Write fewer, sharper goals
The best IDPs we see have two goals, sometimes three. Never five. Each goal should pass three tests:
- Behavioural: Describes something observable. "Run a monthly skip-level conversation and act on one theme each quarter" beats "improve connect with team"
- Anchored in real work: Uses the 70-20-10 logic honestly — the bulk of development should happen inside live projects, stretch responsibilities, and feedback loops, not classrooms
- Time-bound with a witness: Someone specific — manager, mentor, HRBP — knows the goal and the date
Build the operating rhythm
This is the part most organisations skip, and it is the part that matters most.
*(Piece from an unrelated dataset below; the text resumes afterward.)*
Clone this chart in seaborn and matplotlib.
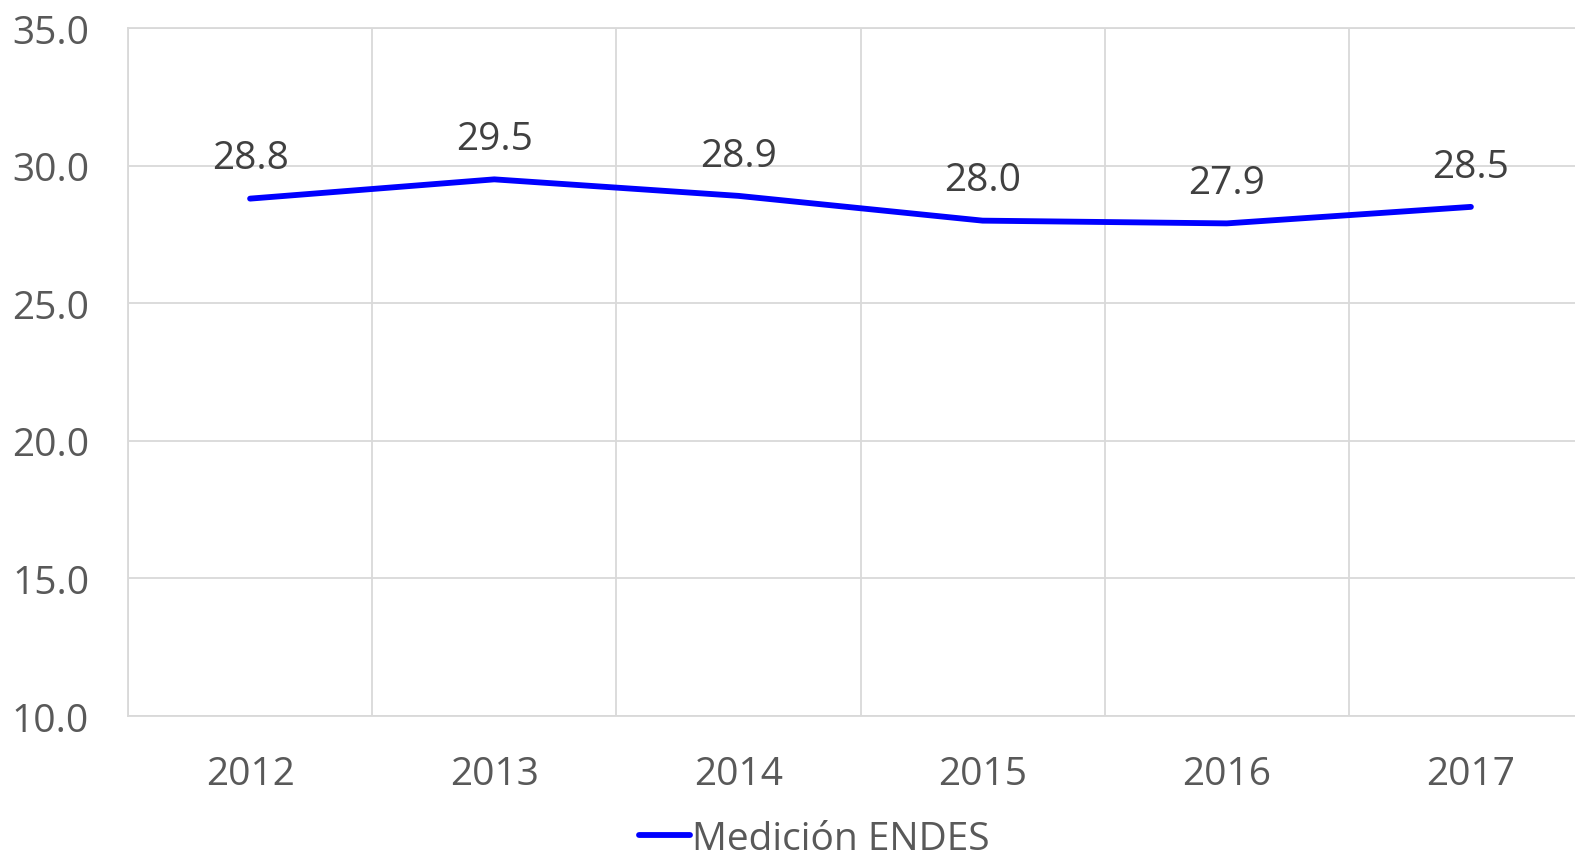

- Monthly check-in, fifteen minutes: The manager asks three questions — what did you try, what did you learn, what is next. Not a review; a nudge
- Quarterly evidence review: What has actually changed? What would the people around you say? This is where 270-degree pulse feedback earns its keep
- Annual reset: The IDP is rewritten, not rolled over. Goals that survived a year untouched were never real goals
In our experience designing manager capability programmes, the single highest-leverage move is training managers to run that monthly conversation well. A manager who can coach turns every IDP into a living document; a manager who cannot turns every template into shelf-ware.
Make it visible without making it punitive
Some organisations publish IDP completion dashboards and wonder why quality collapses. Measure instead:
- Percentage of IDPs with at least one on-the-job development action
- Percentage of leaders reporting a development conversation in the last 60 days
- Behaviour-change evidence at the year mark, sampled through mini-360s
These metrics reward substance over paperwork.
The honest summary
An IDP is a promise between a leader, their manager, and the organisation. Templates do not keep promises; rhythms and relationships do. If your IDP process produces documents but not development, the redesign should start with assessment data, shrink to two behavioural goals, and live inside a monthly conversation.
Our leadership development practice helps organisations rebuild IDP systems around exactly this architecture — and our work on manager-as-coach capability shows up in several of our case studies. If your next development planning cycle deserves better than a form, talk to us.
Frequently asked questions
How many goals should an individual development plan contain?
Two, occasionally three. Plans with five or more goals signal that no real prioritisation happened, and effort gets diluted across all of them. Each goal should be behavioural, anchored in live work, and known to a specific witness such as the manager.
What is the 70-20-10 model and should we follow it literally?
It is a rule of thumb suggesting development comes roughly 70% from challenging work, 20% from relationships and feedback, and 10% from formal learning. Treat the ratios as directional, not literal — the real lesson is that courses alone change very little.
Who is responsible for making an IDP happen — the employee, the manager, or HR?
The employee owns the effort, the manager owns the monthly conversation and access to stretch work, and HR owns the system and data that make both possible. IDPs fail when this three-way ownership is left implicit.